Cour de justice de l’Union européenne – BEFA – Qualification en marché public de travaux (non)
Le 22 avril 2021, la Cour de justice de l’Union européenne s’est prononcée sur la possible requalification en marché public de travaux d’un bail en l’état futur d’achèvement.
En l’espèce, la Commission européenne avait intenté un recours à l’encontre de la République d’Autriche au motif que le contrat de location longue durée d’un immeuble à construire conclu par une société immobilière publique revêtait en réalité toutes les caractéristiques d’un marché public de travaux.
Selon la Commission, la réalisation d’un ouvrage constitue un marché public de travaux lorsque celle-ci répond à des besoins précisés par un pouvoir adjudicateur. Il en va ainsi dès lors que les « spécifications demandées par le pouvoir adjudicateur vont au-delà des exigences habituelles d’un locataire » (point 51 de la décision de la Cour) ou lorsque ce dernier « a pris des mesures afin de définir les caractéristiques de l’ouvrage ou à tout le moins d’exercer une influence déterminante sur la conception de celui-ci » (point 50).

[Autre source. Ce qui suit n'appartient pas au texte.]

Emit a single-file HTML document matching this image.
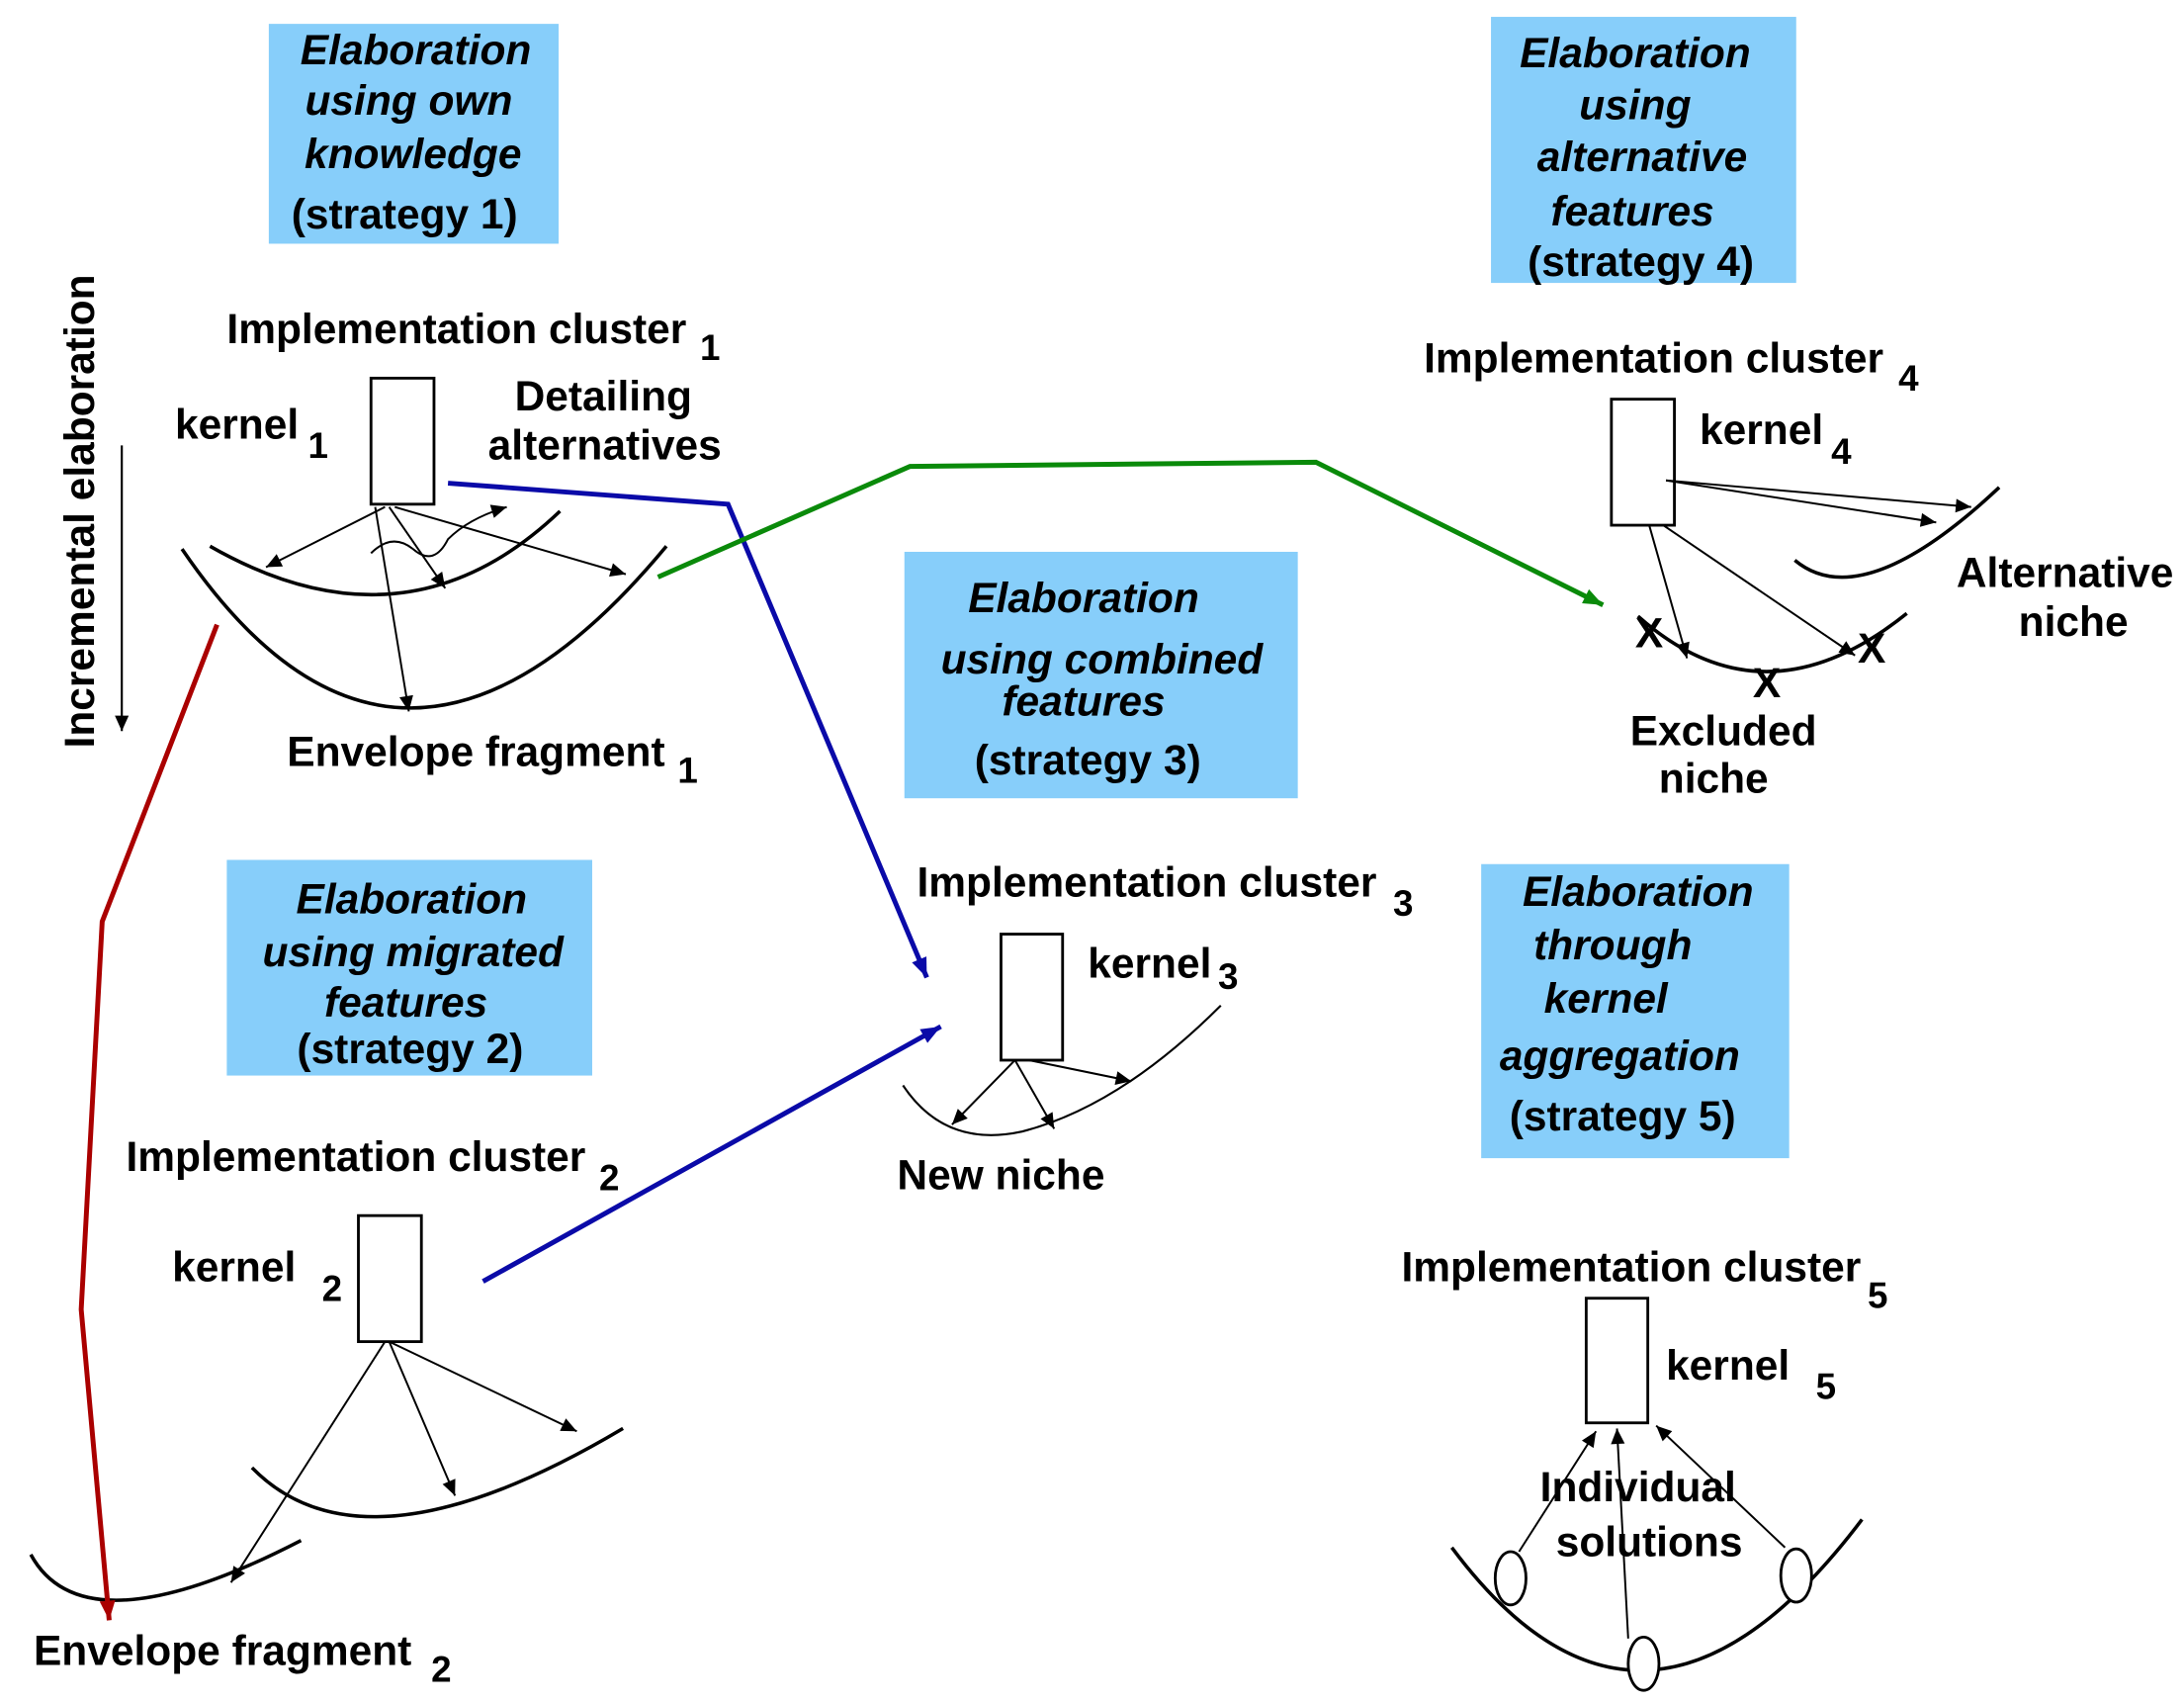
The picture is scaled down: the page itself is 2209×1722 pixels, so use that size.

Alors même que l’avocat général concluait à la requalification en marché public de travaux, la Cour retient qu’il « est usuel qu’une entreprise, qu’elle soit privée ou publique, qui cherche à louer un immeuble de bureaux, fasse préciser certains souhaits quant aux caractéristiques que ce site devrait, dans la mesure du possible, réunir » (point 81) mais également qu’il n’est « pas inhabituel qu’un locataire prenne des mesures afin de s’assurer que l’emménagement dans les locaux puisse avoir lieu à la date prévue, notamment lorsqu’il s’agit, comme en l’espèce, d’un emménagement de grande ampleur » (point 78). De ce fait, la Cour exclut la supposée influence de la société publique sur la conception et la réalisation de l’ouvrage.
Dans le même temps, la CJUE écarte le moyen relatif à l’absence de permis de construire délivré préalablement à la conclusion du contrat litigieux. La Cour retient à ce propos que « selon une pratique commerciale courante, les projets architecturaux de grande ampleur sont mis en location bien avant la finalisation des plans de construction détaillés, de telle sorte que le propriétaire du site ou le maître d’ouvrage n’entame la procédure formelle d’obtention d’un permis de construire que lorsqu’il dispose d’engagements de la part de locataires futurs pour une partie importante des surfaces du bâtiment projeté. » (point 74).
Sur ce point, la jurisprudence européenne se démarque d’une récente décision de la cour administrative d’appel de Nancy, cette dernière faisant de l’obtention d’un permis de construire un critère déterminant (voir en ce sens notre précédente veille sur la décision CAA Nancy, 15 avril 2021, n° 19NC02073).
En conséquence, le contrat litigieux ne pouvait être qualifié de marché public de travaux.